> _Exercise prompt_: Each entry below should be echoed exactly, with pictures omitted.

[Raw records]
+-------+
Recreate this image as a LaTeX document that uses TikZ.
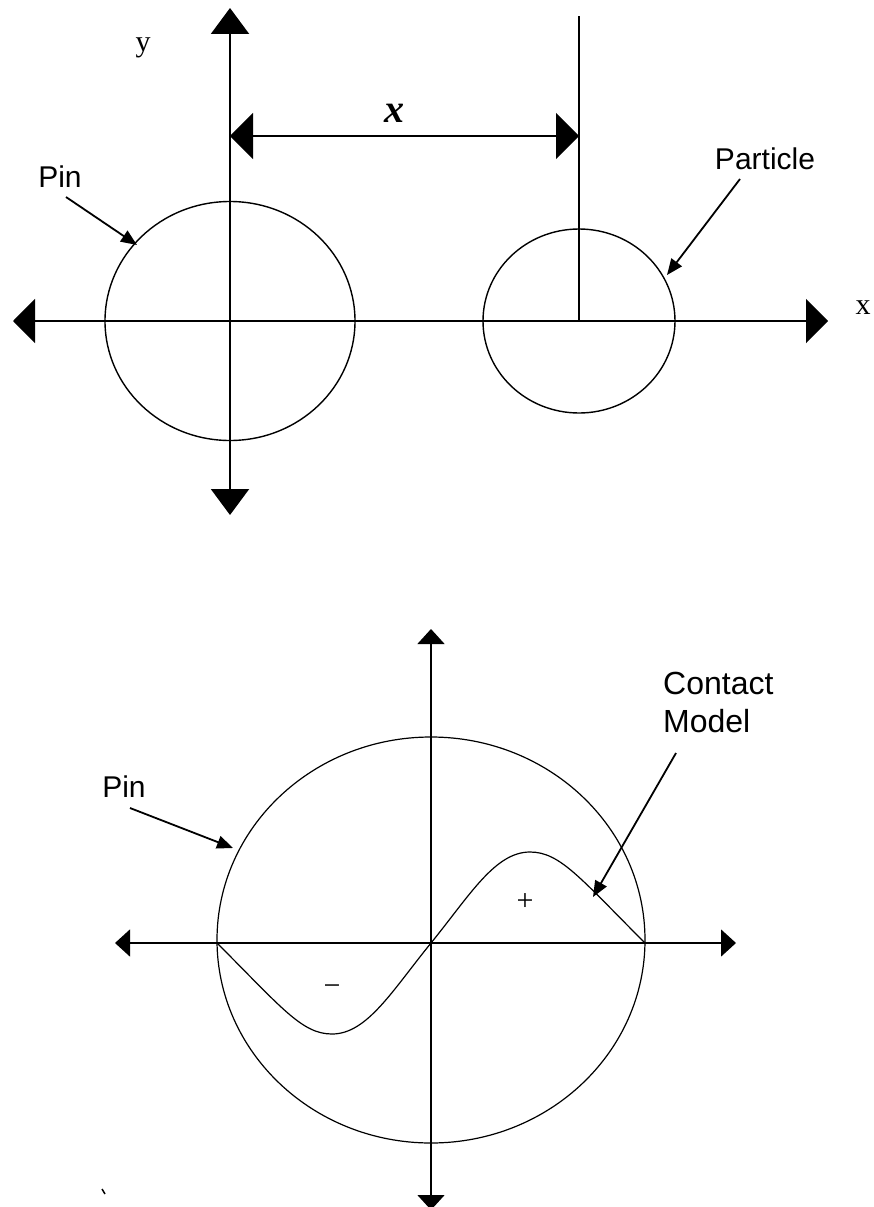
\documentclass[tikz,border=0pt]{standalone}
\usepackage{fontspec}
\setmainfont{Liberation Serif}
\newfontfamily\arialf{Liberation Sans}
\usetikzlibrary{arrows.meta}
\begin{document}
\begin{tikzpicture}[x=1pt,y=-1pt,
  bigax/.style={line width=2.4pt,{Triangle[length=22pt,width=44pt]}-{Triangle[length=22pt,width=44pt]}},
  vax/.style={line width=2.2pt,{Triangle[length=26pt,width=38pt]}-{Triangle[length=26pt,width=38pt]}},
  dimar/.style={line width=2.2pt,{Triangle[length=23pt,width=46pt]}-{Triangle[length=23pt,width=46pt]}},
  smallax/.style={line width=1.5pt,{Triangle[length=15pt,width=27pt]}-{Triangle[length=15pt,width=27pt]}},
  ptr/.style={line width=1.8pt,-{Triangle[length=16pt,width=13pt]}},
  ring/.style={line width=1.4pt},
  thinring/.style={line width=1.2pt},
  lab/.style={font=\arialf\fontsize{30}{36}\selectfont,inner sep=0pt},
  serlab/.style={font=\fontsize{30}{36}\selectfont,inner sep=0pt}]
\useasboundingbox (0,0) rectangle (874,1207);
% ---------- top diagram ----------
\coordinate (O1) at (230,321);
\coordinate (yt) at (230,8);
\coordinate (yb) at (230,515);
\coordinate (xl) at (13,321);
\coordinate (xr) at (828,321);
\coordinate (pc) at (579,321);
\coordinate (ptop) at (579,16);
\coordinate (dl) at (230,136);
\coordinate (dr) at (579,136);
\draw[ring] (O1) ellipse [x radius=125, y radius=119.5];
\draw[ring] (pc) ellipse [x radius=96, y radius=92];
\draw[bigax] (xl) -- (xr);
\draw[vax] (yb) -- (yt);
\draw[line width=2pt] (pc) -- (ptop);
\draw[dimar] (dl) -- (dr);
\node[font=\bfseries\itshape\fontsize{40}{44}\selectfont,inner sep=0pt] (xdim) at (394,113) {x};
\node[serlab] (ylab) at (143,48) {y};
\node[serlab] (xlab) at (863,308) {x};
\node[lab] (pin1) at (60,177) {Pin};
\coordinate (pin1s) at (66,197);
\coordinate (pin1t) at (137,245);
\draw[ptr] (pin1s) -- (pin1t);
\node[lab] (part) at (765,159) {Particle};
\coordinate (parts) at (740,179);
\coordinate (partt) at (667,275);
\draw[ptr] (parts) -- (partt);
% ---------- bottom diagram ----------
\coordinate (O2) at (431,943);
\coordinate (C2) at (431,940);
\coordinate (at) at (431,629);
\coordinate (ab) at (431,1210);
\coordinate (al) at (115,943);
\coordinate (ar) at (736,943);
\coordinate (L2) at (217,943);
\coordinate (R2) at (645,943);
\draw[thinring] (C2) ellipse [x radius=214, y radius=203];
\draw[smallax] (al) -- (ar);
\draw[smallax] (ab) -- (at);
\draw[thinring] (L2) .. controls (282,1008) and (302,1034) .. (332,1034)
  .. controls (367,1034) and (392,991) .. (O2)
  .. controls (470,895) and (495,852) .. (530,852)
  .. controls (560,852) and (580,878) .. (R2);
\node[serlab] (plus) at (525,902) {+};
\node[serlab] (minus) at (332,990) {−};
\node[font=\arialf\fontsize{32}{38}\selectfont,inner sep=0pt,align=left,anchor=north west] (cm) at (663,672) {Contact\\Model};
\coordinate (cms) at (676,753);
\coordinate (cmt) at (593,897);
\draw[ptr] (cms) -- (cmt);
\node[lab] (pin2) at (124,787) {Pin};
\coordinate (pin2s) at (130,808);
\coordinate (pin2t) at (233,848);
\draw[ptr] (pin2s) -- (pin2t);
\coordinate (tk1) at (102,1189);
\coordinate (tk2) at (105,1194);
\draw[line width=1.5pt] (tk1) -- (tk2);
\end{tikzpicture}
\end{document}
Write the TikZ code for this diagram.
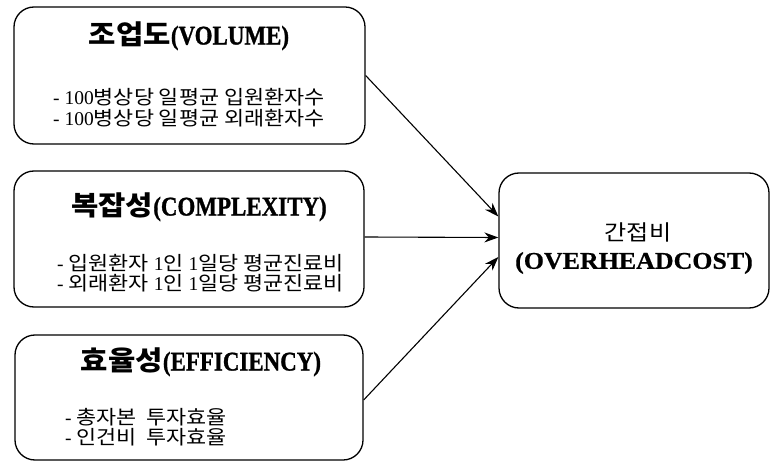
\documentclass[tikz,border=0pt]{standalone}
\usepackage{fontspec}
\setmainfont{Liberation Serif}
\newfontfamily\kr[FakeStretch=1.12]{Noto Sans CJK KR}
\newfontfamily\krw[FakeStretch=1.1]{Noto Sans CJK KR}
\newfontfamily\ttl[FakeStretch=0.85, UprightFont={* Bold}, FakeBold=1]{Liberation Serif}
\newfontfamily\ttr[FakeStretch=1.08, UprightFont={* Bold}, FakeBold=0.6]{Liberation Serif}
\usetikzlibrary{arrows.meta}
\tikzset{
  box/.style={draw, line width=1.3pt, rounded corners=20pt, inner sep=0pt},
  body/.style={font=\fontsize{19.5}{22}\selectfont, inner sep=0pt, anchor=west},
  title/.style={inner sep=0pt},
  arr/.style={line width=1.1pt, -{Stealth[length=14pt,width=10pt]}}
}
\newcommand{\krt}[1]{{\krw\bfseries\fontsize{27}{32}\selectfont #1}}
\newcommand{\lat}[1]{{\ttl\fontsize{27}{32}\selectfont #1}}
\begin{document}
\begin{tikzpicture}[x=1pt,y=-1pt]
\useasboundingbox (0,0) rectangle (770,462);
% boxes
\node[box, minimum width=351pt, minimum height=137pt] (b1) at (189.5,75.5) {};
\node[box, minimum width=350pt, minimum height=136pt] (b2) at (189,239) {};
\node[box, minimum width=348pt, minimum height=125pt] (b3) at (189,397.5) {};
\node[box, minimum width=270pt, minimum height=135pt] (r) at (634,240.5) {};
% box 1
\node[title] (t1) at (189,36) {\krt{조업도}\lat{(VOLUME)}};
\node[body] (l11) at (53,97) {- 100{\kr 병상당 일평균 입원환자수}};
\node[body] (l12) at (53,118) {- 100{\kr 병상당 일평균 외래환자수}};
% box 2
\node[title] (t2) at (199,207) {\krt{복잡성}\lat{(COMPLEXITY)}};
\node[body] (l21) at (57,263) {- {\kr 입원환자} 1{\kr 인} 1{\kr 일당 평균진료비}};
\node[body] (l22) at (57,283) {- {\kr 외래환자} 1{\kr 인} 1{\kr 일당 평균진료비}};
% box 3
\node[title] (t3) at (201,362) {\krt{효율성}\lat{(EFFICIENCY)}};
\node[body] (l31) at (65,417) {- {\kr 총자본\ \ 투자효율}};
\node[body] (l32) at (65,437) {- {\kr 인건비\ \ 투자효율}};
% right box
\node[inner sep=0pt, font=\kr\fontsize{21.5}{26}\selectfont] (rt1) at (638,232) {간접비};
\node[inner sep=0pt, font=\ttr\fontsize{24}{28}\selectfont] (rt2) at (634,263) {(OVERHEADCOST)};
% connectors
\draw[arr] (b1.east) -- ([yshift=24pt]r.west);
\draw[arr] ([yshift=2pt]b2.east) -- ([yshift=3pt]r.west);
\draw[arr] ([yshift=-2.5pt]b3.east) -- ([yshift=-16.5pt]r.west);
\end{tikzpicture}
\end{document}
+-------+
> _The completed task_:
Recreate this image as a LaTeX document that uses TikZ.
\documentclass[tikz,border=0pt]{standalone}
\usepackage{fontspec}
\setmainfont{Liberation Serif}
\newfontfamily\arialf{Liberation Sans}
\usetikzlibrary{arrows.meta}
\begin{document}
\begin{tikzpicture}[x=1pt,y=-1pt,
  bigax/.style={line width=2.4pt,{Triangle[length=22pt,width=44pt]}-{Triangle[length=22pt,width=44pt]}},
  vax/.style={line width=2.2pt,{Triangle[length=26pt,width=38pt]}-{Triangle[length=26pt,width=38pt]}},
  dimar/.style={line width=2.2pt,{Triangle[length=23pt,width=46pt]}-{Triangle[length=23pt,width=46pt]}},
  smallax/.style={line width=1.5pt,{Triangle[length=15pt,width=27pt]}-{Triangle[length=15pt,width=27pt]}},
  ptr/.style={line width=1.8pt,-{Triangle[length=16pt,width=13pt]}},
  ring/.style={line width=1.4pt},
  thinring/.style={line width=1.2pt},
  lab/.style={font=\arialf\fontsize{30}{36}\selectfont,inner sep=0pt},
  serlab/.style={font=\fontsize{30}{36}\selectfont,inner sep=0pt}]
\useasboundingbox (0,0) rectangle (874,1207);
% ---------- top diagram ----------
\coordinate (O1) at (230,321);
\coordinate (yt) at (230,8);
\coordinate (yb) at (230,515);
\coordinate (xl) at (13,321);
\coordinate (xr) at (828,321);
\coordinate (pc) at (579,321);
\coordinate (ptop) at (579,16);
\coordinate (dl) at (230,136);
\coordinate (dr) at (579,136);
\draw[ring] (O1) ellipse [x radius=125, y radius=119.5];
\draw[ring] (pc) ellipse [x radius=96, y radius=92];
\draw[bigax] (xl) -- (xr);
\draw[vax] (yb) -- (yt);
\draw[line width=2pt] (pc) -- (ptop);
\draw[dimar] (dl) -- (dr);
\node[font=\bfseries\itshape\fontsize{40}{44}\selectfont,inner sep=0pt] (xdim) at (394,113) {x};
\node[serlab] (ylab) at (143,48) {y};
\node[serlab] (xlab) at (863,308) {x};
\node[lab] (pin1) at (60,177) {Pin};
\coordinate (pin1s) at (66,197);
\coordinate (pin1t) at (137,245);
\draw[ptr] (pin1s) -- (pin1t);
\node[lab] (part) at (765,159) {Particle};
\coordinate (parts) at (740,179);
\coordinate (partt) at (667,275);
\draw[ptr] (parts) -- (partt);
% ---------- bottom diagram ----------
\coordinate (O2) at (431,943);
\coordinate (C2) at (431,940);
\coordinate (at) at (431,629);
\coordinate (ab) at (431,1210);
\coordinate (al) at (115,943);
\coordinate (ar) at (736,943);
\coordinate (L2) at (217,943);
\coordinate (R2) at (645,943);
\draw[thinring] (C2) ellipse [x radius=214, y radius=203];
\draw[smallax] (al) -- (ar);
\draw[smallax] (ab) -- (at);
\draw[thinring] (L2) .. controls (282,1008) and (302,1034) .. (332,1034)
  .. controls (367,1034) and (392,991) .. (O2)
  .. controls (470,895) and (495,852) .. (530,852)
  .. controls (560,852) and (580,878) .. (R2);
\node[serlab] (plus) at (525,902) {+};
\node[serlab] (minus) at (332,990) {−};
\node[font=\arialf\fontsize{32}{38}\selectfont,inner sep=0pt,align=left,anchor=north west] (cm) at (663,672) {Contact\\Model};
\coordinate (cms) at (676,753);
\coordinate (cmt) at (593,897);
\draw[ptr] (cms) -- (cmt);
\node[lab] (pin2) at (124,787) {Pin};
\coordinate (pin2s) at (130,808);
\coordinate (pin2t) at (233,848);
\draw[ptr] (pin2s) -- (pin2t);
\coordinate (tk1) at (102,1189);
\coordinate (tk2) at (105,1194);
\draw[line width=1.5pt] (tk1) -- (tk2);
\end{tikzpicture}
\end{document}
Write the TikZ code for this diagram.
\documentclass[tikz,border=0pt]{standalone}
\usepackage{fontspec}
\setmainfont{Liberation Serif}
\newfontfamily\kr[FakeStretch=1.12]{Noto Sans CJK KR}
\newfontfamily\krw[FakeStretch=1.1]{Noto Sans CJK KR}
\newfontfamily\ttl[FakeStretch=0.85, UprightFont={* Bold}, FakeBold=1]{Liberation Serif}
\newfontfamily\ttr[FakeStretch=1.08, UprightFont={* Bold}, FakeBold=0.6]{Liberation Serif}
\usetikzlibrary{arrows.meta}
\tikzset{
  box/.style={draw, line width=1.3pt, rounded corners=20pt, inner sep=0pt},
  body/.style={font=\fontsize{19.5}{22}\selectfont, inner sep=0pt, anchor=west},
  title/.style={inner sep=0pt},
  arr/.style={line width=1.1pt, -{Stealth[length=14pt,width=10pt]}}
}
\newcommand{\krt}[1]{{\krw\bfseries\fontsize{27}{32}\selectfont #1}}
\newcommand{\lat}[1]{{\ttl\fontsize{27}{32}\selectfont #1}}
\begin{document}
\begin{tikzpicture}[x=1pt,y=-1pt]
\useasboundingbox (0,0) rectangle (770,462);
% boxes
\node[box, minimum width=351pt, minimum height=137pt] (b1) at (189.5,75.5) {};
\node[box, minimum width=350pt, minimum height=136pt] (b2) at (189,239) {};
\node[box, minimum width=348pt, minimum height=125pt] (b3) at (189,397.5) {};
\node[box, minimum width=270pt, minimum height=135pt] (r) at (634,240.5) {};
% box 1
\node[title] (t1) at (189,36) {\krt{조업도}\lat{(VOLUME)}};
\node[body] (l11) at (53,97) {- 100{\kr 병상당 일평균 입원환자수}};
\node[body] (l12) at (53,118) {- 100{\kr 병상당 일평균 외래환자수}};
% box 2
\node[title] (t2) at (199,207) {\krt{복잡성}\lat{(COMPLEXITY)}};
\node[body] (l21) at (57,263) {- {\kr 입원환자} 1{\kr 인} 1{\kr 일당 평균진료비}};
\node[body] (l22) at (57,283) {- {\kr 외래환자} 1{\kr 인} 1{\kr 일당 평균진료비}};
% box 3
\node[title] (t3) at (201,362) {\krt{효율성}\lat{(EFFICIENCY)}};
\node[body] (l31) at (65,417) {- {\kr 총자본\ \ 투자효율}};
\node[body] (l32) at (65,437) {- {\kr 인건비\ \ 투자효율}};
% right box
\node[inner sep=0pt, font=\kr\fontsize{21.5}{26}\selectfont] (rt1) at (638,232) {간접비};
\node[inner sep=0pt, font=\ttr\fontsize{24}{28}\selectfont] (rt2) at (634,263) {(OVERHEADCOST)};
% connectors
\draw[arr] (b1.east) -- ([yshift=24pt]r.west);
\draw[arr] ([yshift=2pt]b2.east) -- ([yshift=3pt]r.west);
\draw[arr] ([yshift=-2.5pt]b3.east) -- ([yshift=-16.5pt]r.west);
\end{tikzpicture}
\end{document}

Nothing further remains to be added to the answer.